By Kamal Nayan | Update Date: Jun 02, 2014 10:32 AM EDT

It's not just the texts and audio but images too. 

The National Security Agency is building a comprehensive facial recognition database by intercepting huge numbers of images of people from communications that it intercepts through its global surveillance operations, according to top-secret documents, cited by the New York Times. 

According to the NYT report, the agency is collecting 55,000 'facial recognition quality images' per day out of millions being intercepted. 

The N.S.A. document, cited in the report further reveal that 'the spy agency's reliance on facial recognition technology has grown significantly over the last four years as the agency has turned to new software to exploit the flood of images included in emails, text messages, social media, video conferences and other communications.'

"It's not just the traditional communications we're after" says one 2010 document, "It's taking a full-arsenal approach that digitally exploits the clues a target leaves behind in their regular activities on the net to compile biographic and biometric information that can help "implement precision targeting"."

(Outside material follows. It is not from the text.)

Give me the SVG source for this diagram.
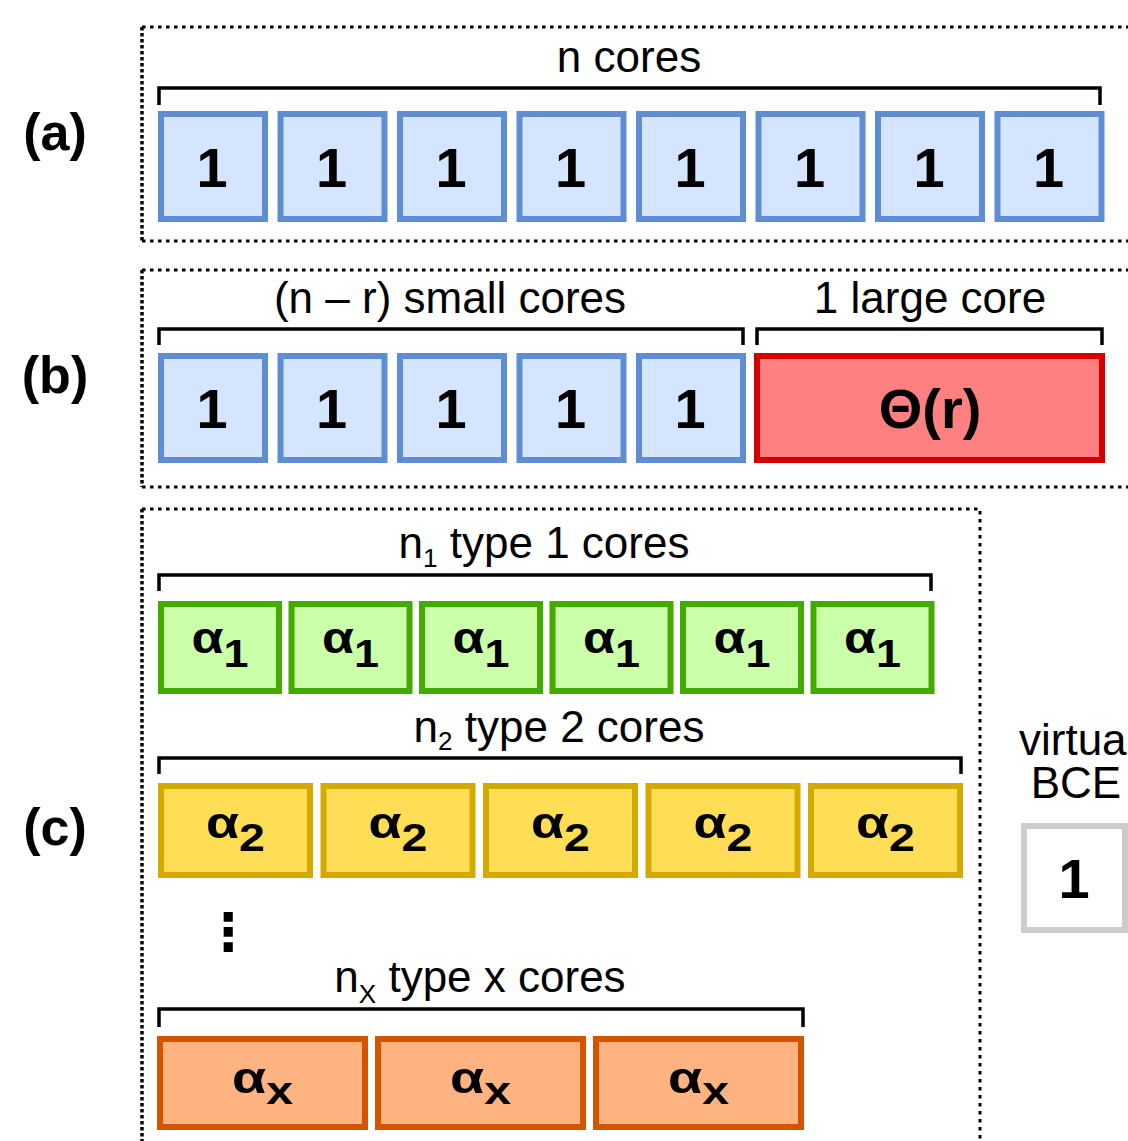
<svg xmlns="http://www.w3.org/2000/svg" width="1128" height="1141" viewBox="0 0 1128 1141">
  <style>
    text { font-family: "Liberation Sans", Arial, sans-serif; fill: #000; text-anchor: middle; }
    .lbl { font-size: 44px; }
    .sub { font-size: 26px; }
    .tag { font-size: 52px; font-weight: bold; }
    .num { font-size: 56px; font-weight: bold; }
    .al { font-size: 44px; font-weight: bold; }
    .al tspan { font-size: 38px; }
    .frame { fill: none; stroke: #000; stroke-width: 3; stroke-dasharray: 3.5 4.5; }
    .frame-l { fill: none; stroke: #000; stroke-width: 3.5; stroke-dasharray: 3.5 2.5; }
    .brace { fill: none; stroke: #000; stroke-width: 3.5; }
    .unit { fill: #d5e5ff; stroke: #5f8dd3; stroke-width: 6; }
    .big { fill: #ff8080; stroke: #d40000; stroke-width: 6; }
    .t1 { fill: #ccffaa; stroke: #44aa00; stroke-width: 6; }
    .t2 { fill: #ffdd55; stroke: #d4aa00; stroke-width: 6; }
    .tx { fill: #ffb380; stroke: #d45500; stroke-width: 6; }
    .bce { fill: #fff; stroke: #cccccc; stroke-width: 6; }
  </style>

  <!-- panel labels -->
  <g id="panel-labels">
    <text class="tag" x="55" y="150">(a)</text>
    <text class="tag" x="55" y="393">(b)</text>
    <text class="tag" x="55" y="845">(c)</text>
  </g>

  <!-- dotted panel frames -->
  <g id="frames">
    <path class="frame" d="M142,27 H1140 M142,241 H1140"/>
    <path class="frame-l" d="M142,27 V241"/>
    <path class="frame" d="M142,270 H1140 M142,487 H1140"/>
    <path class="frame-l" d="M142,270 V487"/>
    <path class="frame" d="M142,509 H980 V1150"/>
    <path class="frame-l" d="M142,509 V1150"/>
  </g>

  <!-- brackets grouping the cores -->
  <g id="connectors">
    <path class="brace" d="M159,105 V88 H1100 V105"/>
    <path class="brace" d="M159,345 V329 H743 V345"/>
    <path class="brace" d="M757,345 V329 H1102 V345"/>
    <path class="brace" d="M159,591 V575 H931 V591"/>
    <path class="brace" d="M159,774 V758 H961 V774"/>
    <path class="brace" d="M159,1027 V1009 H803 V1027"/>
  </g>

  <!-- (a) symmetric: n cores -->
  <g id="a-caption"><text class="lbl" x="629" y="72">n cores</text></g>
  <g id="a-core-1"><rect class="unit" x="161" y="114" width="104" height="105"/><text class="num" x="212" y="187">1</text></g>
  <g id="a-core-2"><rect class="unit" x="280.5" y="114" width="104" height="105"/><text class="num" x="331.5" y="187">1</text></g>
  <g id="a-core-3"><rect class="unit" x="400" y="114" width="104" height="105"/><text class="num" x="451" y="187">1</text></g>
  <g id="a-core-4"><rect class="unit" x="519.5" y="114" width="104" height="105"/><text class="num" x="570.5" y="187">1</text></g>
  <g id="a-core-5"><rect class="unit" x="639" y="114" width="104" height="105"/><text class="num" x="690" y="187">1</text></g>
  <g id="a-core-6"><rect class="unit" x="758.5" y="114" width="104" height="105"/><text class="num" x="809.5" y="187">1</text></g>
  <g id="a-core-7"><rect class="unit" x="878" y="114" width="104" height="105"/><text class="num" x="929" y="187">1</text></g>
  <g id="a-core-8"><rect class="unit" x="997.5" y="114" width="104" height="105"/><text class="num" x="1048.5" y="187">1</text></g>

  <!-- (b) asymmetric: small cores plus one large core -->
  <g id="b-caption-small"><text class="lbl" x="450" y="313">(n – r) small cores</text></g>
  <g id="b-caption-large"><text class="lbl" x="930" y="313">1 large core</text></g>
  <g id="b-core-1"><rect class="unit" x="161" y="356" width="104" height="104"/><text class="num" x="212" y="428">1</text></g>
  <g id="b-core-2"><rect class="unit" x="280.5" y="356" width="104" height="104"/><text class="num" x="331.5" y="428">1</text></g>
  <g id="b-core-3"><rect class="unit" x="400" y="356" width="104" height="104"/><text class="num" x="451" y="428">1</text></g>
  <g id="b-core-4"><rect class="unit" x="519.5" y="356" width="104" height="104"/><text class="num" x="570.5" y="428">1</text></g>
  <g id="b-core-5"><rect class="unit" x="639" y="356" width="104" height="104"/><text class="num" x="690" y="428">1</text></g>
  <g id="b-core-large"><rect class="big" x="757" y="356" width="345" height="104"/><text class="num" x="930" y="428">Θ(r)</text></g>

  <!-- (c) heterogeneous: type 1 cores -->
  <g id="c-caption-1"><text class="lbl" x="544" y="558">n<tspan class="sub" dy="9">1</tspan><tspan dy="-9"> type 1 cores</tspan></text></g>
  <g id="c1-core-1"><rect class="t1" x="161" y="604" width="118" height="87"/><text class="al" x="220" y="653" textLength="57" lengthAdjust="spacingAndGlyphs">α<tspan dy="14">1</tspan></text></g>
  <g id="c1-core-2"><rect class="t1" x="291.5" y="604" width="118" height="87"/><text class="al" x="350.5" y="653" textLength="57" lengthAdjust="spacingAndGlyphs">α<tspan dy="14">1</tspan></text></g>
  <g id="c1-core-3"><rect class="t1" x="422" y="604" width="118" height="87"/><text class="al" x="481" y="653" textLength="57" lengthAdjust="spacingAndGlyphs">α<tspan dy="14">1</tspan></text></g>
  <g id="c1-core-4"><rect class="t1" x="552.5" y="604" width="118" height="87"/><text class="al" x="611.5" y="653" textLength="57" lengthAdjust="spacingAndGlyphs">α<tspan dy="14">1</tspan></text></g>
  <g id="c1-core-5"><rect class="t1" x="683" y="604" width="118" height="87"/><text class="al" x="742" y="653" textLength="57" lengthAdjust="spacingAndGlyphs">α<tspan dy="14">1</tspan></text></g>
  <g id="c1-core-6"><rect class="t1" x="813.5" y="604" width="118" height="87"/><text class="al" x="872.5" y="653" textLength="57" lengthAdjust="spacingAndGlyphs">α<tspan dy="14">1</tspan></text></g>

  <!-- type 2 cores -->
  <g id="c-caption-2"><text class="lbl" x="559" y="742">n<tspan class="sub" dy="8">2</tspan><tspan dy="-8"> type 2 cores</tspan></text></g>
  <g id="c2-core-1"><rect class="t2" x="161" y="786" width="149" height="89"/><text class="al" x="235.5" y="838" textLength="59" lengthAdjust="spacingAndGlyphs">α<tspan dy="13">2</tspan></text></g>
  <g id="c2-core-2"><rect class="t2" x="323.5" y="786" width="149" height="89"/><text class="al" x="398" y="838" textLength="59" lengthAdjust="spacingAndGlyphs">α<tspan dy="13">2</tspan></text></g>
  <g id="c2-core-3"><rect class="t2" x="486" y="786" width="149" height="89"/><text class="al" x="560.5" y="838" textLength="59" lengthAdjust="spacingAndGlyphs">α<tspan dy="13">2</tspan></text></g>
  <g id="c2-core-4"><rect class="t2" x="648.5" y="786" width="149" height="89"/><text class="al" x="723" y="838" textLength="59" lengthAdjust="spacingAndGlyphs">α<tspan dy="13">2</tspan></text></g>
  <g id="c2-core-5"><rect class="t2" x="811" y="786" width="149" height="89"/><text class="al" x="885.5" y="838" textLength="59" lengthAdjust="spacingAndGlyphs">α<tspan dy="13">2</tspan></text></g>

  <!-- vertical ellipsis between core types -->
  <g id="c-ellipsis"><text x="228" y="950" style="font-family: 'DejaVu Sans', sans-serif; font-size: 52px; font-weight: bold;">⋮</text></g>

  <!-- type x cores -->
  <g id="c-caption-x"><text class="lbl" x="480" y="992">n<tspan class="sub" dy="11">X</tspan><tspan dy="-11"> type x cores</tspan></text></g>
  <g id="cx-core-1"><rect class="tx" x="160" y="1039" width="205" height="88"/><text class="al" x="262.5" y="1093" textLength="61" lengthAdjust="spacingAndGlyphs">α<tspan dy="11">x</tspan></text></g>
  <g id="cx-core-2"><rect class="tx" x="378" y="1039" width="205" height="88"/><text class="al" x="480.5" y="1093" textLength="61" lengthAdjust="spacingAndGlyphs">α<tspan dy="11">x</tspan></text></g>
  <g id="cx-core-3"><rect class="tx" x="596" y="1039" width="205" height="88"/><text class="al" x="698.5" y="1093" textLength="61" lengthAdjust="spacingAndGlyphs">α<tspan dy="11">x</tspan></text></g>

  <!-- virtual base core equivalent -->
  <g id="bce-caption">
    <text class="lbl" x="1019" y="755" style="text-anchor: start;">virtua</text>
    <text class="lbl" x="1076" y="798">BCE</text>
  </g>
  <g id="bce-core"><rect class="bce" x="1024" y="826" width="101" height="104"/><text class="num" x="1074" y="898">1</text></g>
</svg>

Report suggested that the agency has so far had mixed results with the accuracy of their facial recognition technology. 

"Facial recognition can be very invasive," said Alessandro Acquisti, a researcher on facial recognition technology at Carnegie Mellon University, according to NYT. "There are still technical limitations on it, but the computational power keeps growing, and the databases keep growing, and the algorithms keep improving."

The revelation of the N.S.A.'s harvesting of images to collect facial pictures is similar to the revelation The Guardian made earlier this year that the British GCHQ intercepted streamed webcam chats from users of Yahoo. Reportedly, 1.8 million users had their privacy compromised and up to 11 percent of the pictures taken contained "undesirable nudity." 

As of now American law doesn't provide specific protections for facial images, However the agency is still required to get court approval for communications collected of American citizens. 

"We would not be doing our job if we didn't seek ways to continuously improve the precision of signals intelligence activities - aiming to counteract the efforts of valid foreign intelligence targets to disguise themselves or conceal plans to harm the United States and its allies," said Vanee M. Vines, the agency spokeswoman, in the report.